今回は不動産業のビジネスモデルに注目する。
不動産業の費用
財務諸表を見ただけでは、不動産業の費用内訳まではわからない。
一般的に不動産業においては、以下のような費用がかかる。
- 支払賃借料
- 支払手数料
- 支払管理料
- 不動産仕入
※出典:納富会計事務所
これらの多くは取引成立時に支払う費用で、赤字化の恐れがない。
※「不動産仕入」は除く。
不動産業の収入源
不動産会社の収入源としては、
- 売買仲介手数料
- 賃貸仲介手数料
- 家賃収入
- 分譲利益
- 管理委託料
などが考えられる。
これらの収入源=業務は「手離れがよい」という特徴がある。
※管理委託料を除く。
売買仲介なら仲介手数料の物件価格の3%(+6万円+消費税)、賃貸仲介なら家賃1か月分(+広告料)を、一度の取引で得ることができる。

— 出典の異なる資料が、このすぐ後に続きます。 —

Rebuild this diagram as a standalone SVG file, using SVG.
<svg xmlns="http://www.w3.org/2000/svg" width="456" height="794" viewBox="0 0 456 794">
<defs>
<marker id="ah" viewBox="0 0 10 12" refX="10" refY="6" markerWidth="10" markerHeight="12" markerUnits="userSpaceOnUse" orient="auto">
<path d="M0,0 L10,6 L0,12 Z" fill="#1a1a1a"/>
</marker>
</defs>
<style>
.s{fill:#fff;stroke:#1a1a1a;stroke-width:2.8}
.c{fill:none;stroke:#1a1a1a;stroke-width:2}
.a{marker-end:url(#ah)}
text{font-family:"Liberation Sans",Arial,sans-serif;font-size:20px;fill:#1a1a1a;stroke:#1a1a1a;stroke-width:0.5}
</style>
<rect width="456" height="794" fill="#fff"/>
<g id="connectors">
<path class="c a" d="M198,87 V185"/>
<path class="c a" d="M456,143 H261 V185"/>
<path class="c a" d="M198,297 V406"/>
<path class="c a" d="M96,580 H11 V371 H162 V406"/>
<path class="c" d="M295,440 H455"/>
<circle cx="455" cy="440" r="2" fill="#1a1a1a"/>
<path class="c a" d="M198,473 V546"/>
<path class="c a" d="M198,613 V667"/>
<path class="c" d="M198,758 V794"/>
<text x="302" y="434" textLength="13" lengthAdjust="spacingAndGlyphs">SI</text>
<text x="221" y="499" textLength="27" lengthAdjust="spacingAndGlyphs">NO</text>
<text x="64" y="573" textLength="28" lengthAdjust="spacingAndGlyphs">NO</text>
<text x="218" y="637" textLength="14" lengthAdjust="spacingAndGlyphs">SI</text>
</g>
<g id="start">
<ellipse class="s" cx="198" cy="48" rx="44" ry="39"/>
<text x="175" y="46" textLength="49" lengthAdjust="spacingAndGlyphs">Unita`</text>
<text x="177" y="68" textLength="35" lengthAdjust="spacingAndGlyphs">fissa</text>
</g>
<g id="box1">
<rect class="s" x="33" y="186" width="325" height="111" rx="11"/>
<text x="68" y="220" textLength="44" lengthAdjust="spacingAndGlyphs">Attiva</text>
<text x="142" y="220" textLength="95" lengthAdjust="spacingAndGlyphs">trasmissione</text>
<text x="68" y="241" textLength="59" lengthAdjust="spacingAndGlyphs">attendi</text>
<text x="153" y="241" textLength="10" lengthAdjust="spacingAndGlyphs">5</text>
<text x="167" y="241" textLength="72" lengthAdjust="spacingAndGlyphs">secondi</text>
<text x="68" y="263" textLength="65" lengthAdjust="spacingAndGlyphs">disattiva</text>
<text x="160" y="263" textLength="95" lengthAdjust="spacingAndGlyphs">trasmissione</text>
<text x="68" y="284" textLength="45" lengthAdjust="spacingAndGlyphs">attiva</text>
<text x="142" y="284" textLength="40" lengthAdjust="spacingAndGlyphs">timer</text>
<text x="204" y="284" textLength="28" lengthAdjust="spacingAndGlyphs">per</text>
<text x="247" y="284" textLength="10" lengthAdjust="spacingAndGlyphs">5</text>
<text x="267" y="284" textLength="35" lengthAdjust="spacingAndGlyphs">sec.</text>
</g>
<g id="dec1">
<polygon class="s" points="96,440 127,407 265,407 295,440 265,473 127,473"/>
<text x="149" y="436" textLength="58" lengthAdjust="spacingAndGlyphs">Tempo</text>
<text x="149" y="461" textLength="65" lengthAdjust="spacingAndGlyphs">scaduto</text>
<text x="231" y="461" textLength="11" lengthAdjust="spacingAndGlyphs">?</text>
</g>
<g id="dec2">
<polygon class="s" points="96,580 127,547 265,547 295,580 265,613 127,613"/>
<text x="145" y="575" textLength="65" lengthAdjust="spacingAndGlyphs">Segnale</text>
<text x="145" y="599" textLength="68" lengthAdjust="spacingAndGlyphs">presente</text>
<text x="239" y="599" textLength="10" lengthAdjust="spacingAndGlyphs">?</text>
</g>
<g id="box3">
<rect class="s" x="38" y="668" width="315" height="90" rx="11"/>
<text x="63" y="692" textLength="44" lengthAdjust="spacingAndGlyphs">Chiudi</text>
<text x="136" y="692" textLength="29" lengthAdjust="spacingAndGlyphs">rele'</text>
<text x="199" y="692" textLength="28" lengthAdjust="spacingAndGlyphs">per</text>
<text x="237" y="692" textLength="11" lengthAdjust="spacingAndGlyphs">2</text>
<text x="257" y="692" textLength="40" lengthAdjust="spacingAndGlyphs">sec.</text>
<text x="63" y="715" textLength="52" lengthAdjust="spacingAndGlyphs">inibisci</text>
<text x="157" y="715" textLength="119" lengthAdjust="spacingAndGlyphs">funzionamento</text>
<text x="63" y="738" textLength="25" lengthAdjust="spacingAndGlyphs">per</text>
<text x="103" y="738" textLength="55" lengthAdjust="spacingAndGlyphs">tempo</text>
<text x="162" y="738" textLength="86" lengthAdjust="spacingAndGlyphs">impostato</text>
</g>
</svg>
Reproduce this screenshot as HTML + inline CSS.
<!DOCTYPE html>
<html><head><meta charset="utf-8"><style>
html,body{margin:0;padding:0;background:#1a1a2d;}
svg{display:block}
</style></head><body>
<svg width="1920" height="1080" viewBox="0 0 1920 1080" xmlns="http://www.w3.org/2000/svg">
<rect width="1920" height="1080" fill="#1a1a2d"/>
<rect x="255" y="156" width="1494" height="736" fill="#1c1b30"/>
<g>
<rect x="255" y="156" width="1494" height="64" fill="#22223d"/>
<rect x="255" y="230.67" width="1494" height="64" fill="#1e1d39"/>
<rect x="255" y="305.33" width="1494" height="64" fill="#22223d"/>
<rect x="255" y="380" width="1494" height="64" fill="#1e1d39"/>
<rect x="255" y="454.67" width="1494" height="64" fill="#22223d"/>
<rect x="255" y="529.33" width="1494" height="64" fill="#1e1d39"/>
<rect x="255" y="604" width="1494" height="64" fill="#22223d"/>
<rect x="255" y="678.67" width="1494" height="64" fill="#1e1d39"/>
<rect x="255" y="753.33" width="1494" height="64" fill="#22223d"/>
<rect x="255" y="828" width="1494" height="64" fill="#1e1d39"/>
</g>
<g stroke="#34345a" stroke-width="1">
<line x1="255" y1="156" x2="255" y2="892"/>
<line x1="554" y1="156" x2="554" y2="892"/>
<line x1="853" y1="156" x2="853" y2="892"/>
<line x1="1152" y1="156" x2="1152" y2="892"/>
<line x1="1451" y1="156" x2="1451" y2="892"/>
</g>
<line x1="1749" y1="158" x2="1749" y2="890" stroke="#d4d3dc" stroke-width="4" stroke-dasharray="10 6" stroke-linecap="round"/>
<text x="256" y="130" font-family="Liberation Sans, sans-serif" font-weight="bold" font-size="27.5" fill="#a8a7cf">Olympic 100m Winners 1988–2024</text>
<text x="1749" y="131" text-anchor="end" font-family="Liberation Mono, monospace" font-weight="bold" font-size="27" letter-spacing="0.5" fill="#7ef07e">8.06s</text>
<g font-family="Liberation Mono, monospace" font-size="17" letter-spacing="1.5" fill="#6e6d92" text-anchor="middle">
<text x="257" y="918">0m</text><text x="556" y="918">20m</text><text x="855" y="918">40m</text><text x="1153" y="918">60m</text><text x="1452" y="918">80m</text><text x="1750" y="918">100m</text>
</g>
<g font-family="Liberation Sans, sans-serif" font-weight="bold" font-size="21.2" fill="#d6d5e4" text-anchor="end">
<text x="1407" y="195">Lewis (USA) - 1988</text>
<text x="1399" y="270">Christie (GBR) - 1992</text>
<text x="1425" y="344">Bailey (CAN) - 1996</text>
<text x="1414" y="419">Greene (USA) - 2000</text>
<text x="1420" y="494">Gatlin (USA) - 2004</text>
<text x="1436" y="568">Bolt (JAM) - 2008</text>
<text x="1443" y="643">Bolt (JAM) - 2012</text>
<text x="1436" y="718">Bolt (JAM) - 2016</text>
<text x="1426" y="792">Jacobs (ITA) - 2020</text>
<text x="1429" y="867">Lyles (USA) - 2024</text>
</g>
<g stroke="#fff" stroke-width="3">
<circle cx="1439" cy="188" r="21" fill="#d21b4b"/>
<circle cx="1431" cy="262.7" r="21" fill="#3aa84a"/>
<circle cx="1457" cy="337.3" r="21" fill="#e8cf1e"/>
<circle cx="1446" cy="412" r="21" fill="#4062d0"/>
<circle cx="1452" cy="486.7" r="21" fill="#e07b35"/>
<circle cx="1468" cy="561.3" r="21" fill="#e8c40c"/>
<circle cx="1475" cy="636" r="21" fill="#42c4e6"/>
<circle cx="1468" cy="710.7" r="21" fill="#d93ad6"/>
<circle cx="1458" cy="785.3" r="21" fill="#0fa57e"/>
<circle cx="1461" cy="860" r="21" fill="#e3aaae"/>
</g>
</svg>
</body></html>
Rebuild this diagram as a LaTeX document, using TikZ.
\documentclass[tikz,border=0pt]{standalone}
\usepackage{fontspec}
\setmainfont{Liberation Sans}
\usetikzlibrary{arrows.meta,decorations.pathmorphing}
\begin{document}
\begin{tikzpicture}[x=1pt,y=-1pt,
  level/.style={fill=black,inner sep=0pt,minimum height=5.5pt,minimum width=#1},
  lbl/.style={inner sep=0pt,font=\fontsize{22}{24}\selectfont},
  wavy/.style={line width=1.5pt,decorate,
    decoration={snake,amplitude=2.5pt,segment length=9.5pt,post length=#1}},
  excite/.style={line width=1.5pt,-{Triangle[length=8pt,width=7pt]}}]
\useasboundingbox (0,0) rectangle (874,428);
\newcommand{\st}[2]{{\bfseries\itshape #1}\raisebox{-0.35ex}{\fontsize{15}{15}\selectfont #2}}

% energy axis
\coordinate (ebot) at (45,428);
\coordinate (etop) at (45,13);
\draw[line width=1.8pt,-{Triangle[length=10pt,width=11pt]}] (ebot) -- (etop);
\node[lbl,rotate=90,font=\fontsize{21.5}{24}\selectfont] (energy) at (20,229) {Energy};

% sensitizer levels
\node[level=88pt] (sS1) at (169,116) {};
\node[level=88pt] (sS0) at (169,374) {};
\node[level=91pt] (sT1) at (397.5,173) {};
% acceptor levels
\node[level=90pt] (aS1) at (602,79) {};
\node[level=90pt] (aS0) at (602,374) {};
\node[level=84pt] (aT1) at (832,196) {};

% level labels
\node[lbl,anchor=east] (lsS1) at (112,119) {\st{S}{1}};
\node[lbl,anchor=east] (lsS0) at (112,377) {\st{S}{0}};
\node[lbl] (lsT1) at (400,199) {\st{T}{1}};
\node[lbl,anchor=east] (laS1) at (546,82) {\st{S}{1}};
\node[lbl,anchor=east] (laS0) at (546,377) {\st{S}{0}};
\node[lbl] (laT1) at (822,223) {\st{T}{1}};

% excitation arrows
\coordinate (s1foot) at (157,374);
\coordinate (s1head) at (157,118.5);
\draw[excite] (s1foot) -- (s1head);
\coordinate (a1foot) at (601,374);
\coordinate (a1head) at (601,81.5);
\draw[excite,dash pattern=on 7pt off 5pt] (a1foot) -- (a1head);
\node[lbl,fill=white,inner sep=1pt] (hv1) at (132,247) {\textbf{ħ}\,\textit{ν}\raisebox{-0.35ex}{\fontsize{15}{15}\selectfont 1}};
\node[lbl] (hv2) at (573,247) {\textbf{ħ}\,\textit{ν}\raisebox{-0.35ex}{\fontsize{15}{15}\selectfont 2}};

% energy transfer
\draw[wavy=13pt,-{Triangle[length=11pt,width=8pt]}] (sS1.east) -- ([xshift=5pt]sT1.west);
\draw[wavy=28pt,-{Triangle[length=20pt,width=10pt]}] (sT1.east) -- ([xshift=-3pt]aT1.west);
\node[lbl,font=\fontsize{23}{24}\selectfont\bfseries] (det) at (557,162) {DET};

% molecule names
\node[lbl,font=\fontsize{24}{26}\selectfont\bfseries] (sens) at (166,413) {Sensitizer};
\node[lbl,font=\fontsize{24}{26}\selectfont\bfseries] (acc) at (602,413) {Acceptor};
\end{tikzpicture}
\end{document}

家賃収入や管理委託料も、入退去時を除けば基本的には手間が少ない定期収入といえる。
分譲に関しては、売り切れなかった場合には在庫扱いになってしまう。しかし新築不動産は換金性が高い。小売業の商品在庫と比べれば在庫リスクはかなり低い。
不動産業はたまたま儲かっているだけなのか?
上のように不動産業の費用と収入源を考えると、不動産業の利益率が高いのは当然のことのように思える。
しかし、「不動産バブル」という言葉もある。
不動産業は好調・不調の波が激しい業種というイメージが強い。
そこで不動産業と全産業の利益率の変遷を比較してみた。
2000年~2015年のデータを見る限りでは、不動産業の利益率は全産業の3倍~4倍を維持している。
利益率に波はあるものの、全産業平均を下回るほどではない。
不動産業の利益率の高さは一時的なものではないということがわかる。
まとめ:新規参入するなら今?
費用・収入源・時系列データから、不動産業は利益率の高い業種だということがわかった。
とはいえ、誰でも簡単に不動産業者(宅建業者)になれるわけではない。
宅建免許を取得するためには、営業保証金1000万円を用意するか、保証協会へ60万円を支払う必要がある。
宅建士の資格を取得したり、事務所を構えたり、業務経験を積んだり、日々の営業が必要になったり、何かと手間はかかる。
それでも、宅建業者の大部分を従業員5人以下の小規模事業者が占めていたり、個人宅建業者の平均年齢が65歳(※)であったりする現状は、新規参入組にとっては大きなチャンスであることは間違いない。
※出典:不動産適正取引推進機構のデータより。